Alpha lipoic acid (ALA) is an antioxidant that is made naturally by human cells. It can also be administered in capsules or can be found in foods such as red meat, organ meats, and yeast. Like other antioxidants, it functions by ridding the body of harmful free radicals that can cause damage to tissues and organs. It has an important role in the Krebs cycle as a coenzyme leading to the production of antioxidants, intracellular glutathione, and nerve-growth factors. Animal research has also uncovered the ability of ALA to improve nerve conduction velocity. Because flavors are perceived by differences in electric potential through specific nerves innervating the tongue, idiopathic dysgeusia may be a form of a neuropathy. ALA has proven to be an effective treatment for burning mouth syndrome, spurring studies in its potential to treat dysgeusia. In a study of forty-four patients diagnosed with the disorder, one half was treated with the drug for two months, while the other half, the control group, was given a placebo for two months, followed by a two-month treatment of ALA. The results showed that 91% of the group initially treated with ALA reported an improvement in their condition compared to only 36% of the control group. After the control group was treated with ALA, 72% reported an improvement. This study suggests that ALA may be a potential treatment for patients, and supports that full double blind randomized studies should be performed.

===Managing dysgeusia===

In addition to the aforementioned treatments, there are also many management approaches that can alleviate the symptoms of dysgeusia. These include using non-metallic silverware, avoiding metallic- or bitter-tasting foods, increasing the consumption of foods high in protein, flavoring foods with spices and seasonings, serving foods cold in order to reduce any unpleasant taste or odor, frequently brushing one's teeth and utilizing mouthwash, or using sialogogues such as sugar-free gum or sour-tasting drops that stimulate the production of saliva. When taste is impeded, the food experience can also be improved through means other than taste, such as texture, aroma, temperature, and color.

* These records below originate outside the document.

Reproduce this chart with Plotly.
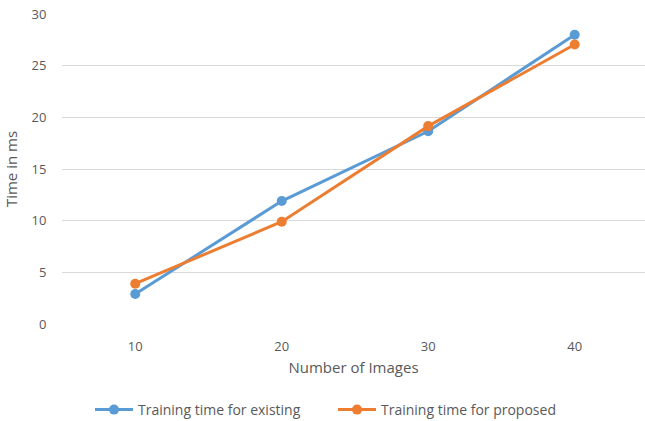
import plotly.graph_objects as go

categories = [10, 20, 30, 40]
existing = [2.9, 11.9, 18.65, 28.0]
proposed = [3.9, 9.9, 19.15, 27.05]
y_ticks = [0, 5, 10, 15, 20, 25, 30]

FONT = "Open Sans"
GRAY = "#595959"

fig = go.Figure()
fig.add_trace(go.Scatter(x=categories, y=existing, mode="lines+markers",
                         name="Training time for existing",
                         line=dict(color="#5B9BD5", width=3),
                         marker=dict(size=10, color="#5B9BD5")))
fig.add_trace(go.Scatter(x=categories, y=proposed, mode="lines+markers",
                         name="Training time for proposed",
                         line=dict(color="#ED7D31", width=3),
                         marker=dict(size=10, color="#ED7D31")))

fig.update_layout(
    width=645, height=421,
    margin=dict(l=62, r=0, t=14, b=97),
    paper_bgcolor="white", plot_bgcolor="white",
    font=dict(family=FONT, size=13, color=GRAY),
    showlegend=True,
    legend=dict(orientation="h", xref="container", yref="container",
                x=(95 - 5) / 645, xanchor="left", y=1 - 410 / 421, yanchor="middle",
                font=dict(size=14, color=GRAY), entrywidth=190, entrywidthmode="pixels",
                itemwidth=38, tracegroupgap=0),
    xaxis=dict(range=[5, 44.8], tickvals=categories, ticktext=[str(c) for c in categories],
               showgrid=False, zeroline=False, showline=False, automargin=False,
               ticks="outside", ticklen=10, tickcolor="rgba(0,0,0,0)",
               tickfont=dict(size=13, color=GRAY),
               title=dict(text="Number of Images", standoff=8,
                          font=dict(size=15, color=GRAY))),
    yaxis=dict(range=[0, 30], tickvals=y_ticks, showgrid=True, gridcolor="#D9D9D9",
               gridwidth=1, zeroline=False, showline=False, automargin=False,
               ticks="outside", ticklen=12, tickcolor="rgba(0,0,0,0)",
               tickfont=dict(size=13, color=GRAY),
               title=dict(text="Time in ms", standoff=10,
                          font=dict(size=15, color=GRAY))),
)

fig.write_html("out.html")
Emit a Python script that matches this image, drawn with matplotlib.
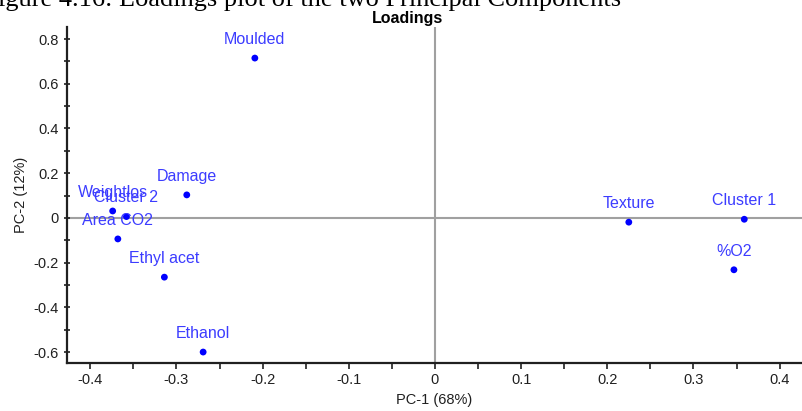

===Psychological impacts===

People with dysgeusia are also forced to manage the impact that the disorder has on their quality of life. An altered sense of taste has effects on food choice and intake, and can lead to weight loss, malnutrition, impaired immunity, and a decline in health. Patients diagnosed with dysgeusia must use caution when adding sugar and salt to food, and must be sure not to overcompensate for their lack of taste with excess amounts. Since the elderly are often on multiple medications, they are at risk for taste disturbances, increasing the chances of developing depression, loss of appetite, and extreme weight loss. This is cause for evaluation and management of their dysgeusia. In patients undergoing chemotherapy, taste distortions can often be severe, and make compliance with cancer treatment difficult. Other problems that may arise include anorexia, and behavioral changes that can be misinterpreted as psychiatric delusions regarding food. Symptoms including paranoia, amnesia, cerebellar malfunction, and lethargy can also manifest when undergoing histidine treatment.

==Future research==

Every year, more than 200,000 individuals see their physicians concerning chemosensory problems, and many more taste disturbances are never reported. Due to the large number of persons affected by taste disorders, basic and clinical research are both receiving support at different institutions and chemosensory research centers across the United States. These taste and smell clinics are focusing their research on better understanding the mechanisms involved in gustatory function and taste disorders such as dysgeusia. For example, the National Institute on Deafness and Other Communication Disorders is looking into the mechanisms underlying the key receptors on taste cells, and applying this knowledge to the future of medications and artificial food products. Meanwhile, the Taste and Smell Clinic at the University of Connecticut Health Center is integrating behavioral, neurophysiological, and genetic studies involving stimulus concentrations and intensities, in order to better understand taste function.